Contractor Fleet Defect Logging
A pupil transportation contractor uses the template to standardize defect reporting across multiple drivers and depots. The seat-by-seat structure makes it easier to compare findings and route repairs to the right vehicle.
Post-Trip Field Activity Inspection
After a sports or field trip, the driver completes the sweep to confirm that belts and harnesses were not damaged during loading, unloading, or passenger movement. The record helps distinguish routine wear from trip-related damage.

Frequently asked questions

What does this school bus restraint sweep template cover?

It covers an end-of-route inspection of seat belts, harnesses, and restraint hardware at each seating position on a school bus. The template is built to confirm presence, condition, routing, and basic function of the restraint system, plus document any deficiency and corrective action. It is meant for a visual and functional sweep, not a full maintenance teardown.

When should this inspection be completed?

Use it after a route, run, or trip when passengers have exited and the bus can be checked seat by seat. It is especially useful at the end of the school day, after activity trips, or any time a restraint issue is reported by a driver or aide. If a defect is found, the bus should be escalated immediately per fleet policy before the next use.

Who should run the sweep?

A trained driver, transportation aide, dispatcher, or maintenance staff member can complete the form if your policy allows them to verify the restraint condition. The person performing the sweep should know how to identify frayed webbing, twisted belts, broken buckles, and loose anchor points. If your district requires a mechanic or supervisor to sign off on defects, the template can capture that handoff.

Does this template replace a mechanic inspection or annual maintenance check?

No. This is a post-route operational inspection focused on visible condition and basic function at the seat level. It does not replace scheduled preventive maintenance, manufacturer service requirements, or any deeper inspection of the restraint system. Use it as a front-line control that helps catch issues before the bus returns to service.

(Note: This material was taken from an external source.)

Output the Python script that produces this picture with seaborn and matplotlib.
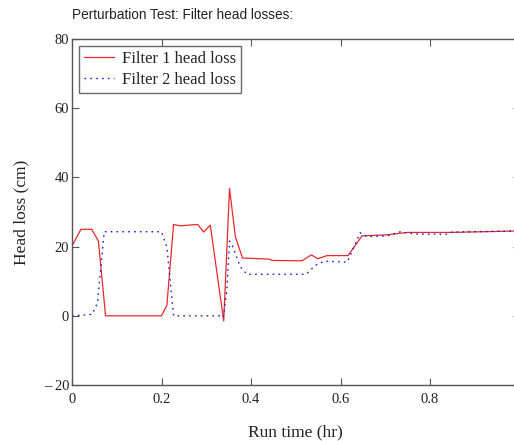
import matplotlib
matplotlib.use("Agg")
import matplotlib.pyplot as plt
import seaborn as sns
import pandas as pd

# Filter 1 head loss (cm) against run time (hr)
time1 = [0.0, 0.02, 0.044, 0.059, 0.075, 0.2, 0.212, 0.227, 0.242, 0.281, 0.294,
         0.309, 0.339, 0.352, 0.365, 0.381, 0.439, 0.448, 0.514, 0.535, 0.549,
         0.570, 0.617, 0.648, 0.704, 0.749, 0.846, 0.99]
loss1 = [20.2, 25.0, 25.0, 21.6, 0.0, 0.0, 3.0, 26.4, 26.0, 26.4, 24.2,
         26.2, -1.5, 36.8, 22.9, 16.7, 16.4, 16.0, 15.9, 17.6, 16.5,
         17.4, 17.4, 23.1, 23.4, 24.1, 24.1, 24.5]

# Filter 2 head loss (cm) against run time (hr)
time2 = [0.0, 0.045, 0.057, 0.072, 0.2, 0.212, 0.227, 0.331, 0.338, 0.346, 0.352,
         0.359, 0.376, 0.391, 0.523, 0.544, 0.564, 0.615, 0.644, 0.659, 0.704,
         0.734, 0.75, 0.775, 0.838, 0.85, 0.99]
loss2 = [0.0, 0.4, 3.7, 24.3, 24.3, 19.9, 0.0, 0.0, -0.5, 7.5, 21.6,
         20.0, 14.2, 12.0, 12.0, 14.6, 15.8, 15.5, 24.0, 22.9, 23.1,
         24.3, 23.9, 23.6, 23.6, 24.2, 24.5]

y_ticks = [-20, 0, 20, 40, 60, 80]
y_tick_labels = ["\u2013 20", "0", "20", "40", "60", "80"]
x_ticks = [0, 0.2, 0.4, 0.6, 0.8]
x_tick_labels = ["0", "0.2", "0.4", "0.6", "0.8"]

sns.set_style("ticks")
plt.rcParams["font.family"] = ["Liberation Serif", "DejaVu Serif"]

fig = plt.figure(figsize=(5.14, 4.41), dpi=100)
ax = fig.add_axes([72 / 514, 56 / 441, 447.5 / 514, 346 / 441])

df1 = pd.DataFrame({"t": time1, "h": loss1})
df2 = pd.DataFrame({"t": time2, "h": loss2})
sns.lineplot(data=df1, x="t", y="h", ax=ax, color="#e8282a", linewidth=0.9,
             sort=False, estimator=None, label="Filter 1 head loss")
sns.lineplot(data=df2, x="t", y="h", ax=ax, color="#1c1cf0", linewidth=1.0,
             linestyle=(0, (1.2, 3.0)), sort=False, estimator=None,
             label="Filter 2 head loss")

ax.set_xlim(0, 1.0)
ax.set_ylim(-20, 80)
ax.set_xticks(x_ticks)
ax.set_xticklabels(x_tick_labels)
ax.set_yticks(y_ticks)
ax.set_yticklabels(y_tick_labels)
ax.tick_params(direction="in", length=5, width=0.8, color="#555555",
               labelsize=10.5, labelcolor="#222222", top=True, right=True)
ax.tick_params(axis="x", pad=6)
ax.tick_params(axis="y", pad=2)
for s in ax.spines.values():
    s.set_color("#555555")
    s.set_linewidth(1.0)

ax.set_xlabel("Run time (hr)", fontsize=12.5, labelpad=13, color="#222222")
ax.set_ylabel("Head loss (cm)", fontsize=12.5, labelpad=10, color="#222222")

leg = ax.legend(loc="upper left", bbox_to_anchor=(7 / 447.5, 1 - 7 / 346),
                fontsize=12, frameon=True, fancybox=False, borderpad=0.3,
                handlelength=1.8, handletextpad=0.45, labelspacing=0.3,
                borderaxespad=0)
leg.get_frame().set_edgecolor("#444444")
leg.get_frame().set_linewidth(1.0)

fig.text(72 / 514, 1 - 15 / 441, "Perturbation Test: Filter head losses:",
         fontsize=9.8, family=["Liberation Sans", "DejaVu Sans"], va="center",
         ha="left", color="#222222")

fig.savefig("out.png", dpi=100)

What are the most common mistakes when using this form?

The biggest mistake is marking a seat as checked without physically confirming each occupied or recently used position. Another common miss is noting that a belt is present but not recording fraying, twisted routing, or a buckle that does not release cleanly. Teams also sometimes forget to document whether the vehicle was removed from service or escalated after a critical defect.

How does this relate to school transportation safety requirements?

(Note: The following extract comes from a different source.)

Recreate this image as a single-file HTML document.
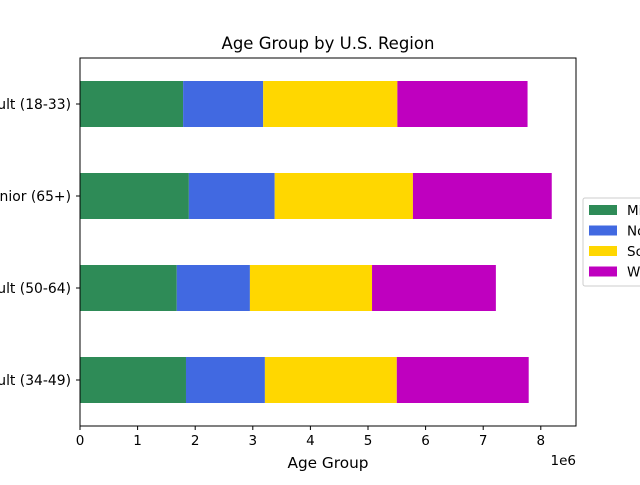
<!DOCTYPE html>
<html><head><meta charset="utf-8"><style>
body{margin:0;background:#fff;overflow:hidden;width:640px;height:480px}
svg text{font-family:"DejaVu Sans","Liberation Sans",sans-serif;fill:#000}
</style></head><body>
<svg id="chart" width="640" height="480" xmlns="http://www.w3.org/2000/svg">
<text x="328" y="49" font-size="16.5" text-anchor="middle">Age Group by U.S. Region</text>
<g id="bars"></g>
<rect x="80" y="58" width="496" height="368" fill="none" stroke="#000" stroke-width="1"/>
<g id="xaxis"></g><g id="yaxis"></g>
<text x="328" y="468" font-size="15.3" text-anchor="middle">Age Group</text>
<text x="576" y="465" font-size="13.5" text-anchor="end">1e6</text>
<g id="legend"></g>
</svg>
<script>
const categories = ["Adult (34-49)", "Older Adult (50-64)", "Senior (65+)", "Young Adult (18-33)"];
const seriesNames = ["Midwest", "Northeast", "South", "West"];
const midwest = [1.84, 1.68, 1.89, 1.79];
const northeast = [1.37, 1.27, 1.49, 1.39];
const south = [2.29, 2.12, 2.40, 2.33];
const west = [2.29, 2.15, 2.41, 2.26];
const xTicks = [0, 1, 2, 3, 4, 5, 6, 7, 8];
const colors = ["#2e8b57", "#4169e1", "#ffd700", "#bf00bf"];
const series = [midwest, northeast, south, west];
const NS = "http://www.w3.org/2000/svg";
const x0 = 80, pxPer = 57.6, yBottom = 426, yTop = 58;
const xs = v => x0 + v * pxPer;
const n = categories.length, band = (yBottom - yTop) / n;
const yc = i => yBottom - band * (i + 0.5);
const barH = band * 0.5;
function mk(tag, attrs, parent) { const e = document.createElementNS(NS, tag); for (const k in attrs) e.setAttribute(k, attrs[k]); parent.appendChild(e); return e; }
const gb = document.getElementById('bars');
categories.forEach((c, i) => {
  let acc = 0;
  series.forEach((s, j) => {
    const r = mk('rect', { x: xs(acc), y: yc(i) - barH / 2, width: xs(acc + s[i]) - xs(acc), height: barH, fill: colors[j] }, gb);
    
    
    acc += s[i];
  });
});
const gx = document.getElementById('xaxis');
xTicks.forEach(t => {
  const l = mk('line', { x1: xs(t), x2: xs(t), y1: yBottom, y2: yBottom + 4, stroke: '#000' }, gx);
  
  
  const tx = mk('text', { x: xs(t), y: yBottom + 19, 'font-size': 13.5, 'text-anchor': 'middle' }, gx);
  tx.textContent = t;
  
  
});
const gy = document.getElementById('yaxis');
categories.forEach((c, i) => {
  const l = mk('line', { x1: x0 - 4, x2: x0, y1: yc(i), y2: yc(i), stroke: '#000' }, gy);
  
  
  const tx = mk('text', { x: x0 - 9, y: yc(i) + 5, 'font-size': 13.9, 'text-anchor': 'end' }, gy);
  tx.textContent = c;
  
  
});
const gl = document.getElementById('legend');
const lb = mk('rect', { x: 583, y: 198, width: 80, height: 88, rx: 2, fill: '#fff', stroke: '#ccc' }, gl);


seriesNames.forEach((s, j) => {
  const y = 210 + j * 20.5;
  const r = mk('rect', { x: 589, y: y - 5, width: 28, height: 10, fill: colors[j] }, gl);
  
  
  const t = mk('text', { x: 627, y: y + 5, 'font-size': 13.5 }, gl);
  t.textContent = s;
  
  
});
</script>
</body></html>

It supports a documented safety process for student transportation and helps show that restraint systems are being checked routinely. Depending on the bus type and local requirements, your program may also need to align with state pupil transportation rules, manufacturer guidance, and broader vehicle safety practices. The template can be customized to match district policy, contractor procedures, or state inspection expectations.

Can I customize the seat-by-seat sweep for different bus layouts?

Yes. You can add rows for lap belts, integrated child restraints, wheelchair securement areas, or special-needs seating positions if your fleet uses them. You can also rename the front, middle, and rear sections to match your bus numbering or aisle layout. The key is to keep the sweep tied to every seating position that could be occupied.

How should deficiencies be handled after they are found?

Document the exact seat location, the defect, and whether the issue is cosmetic, functional, or safety-critical. If the restraint is missing, damaged, or does not latch or release correctly, follow your escalation process and remove the vehicle from service when required. The form should create a clear handoff to maintenance, supervision, or dispatch so the bus is not returned to use without resolution.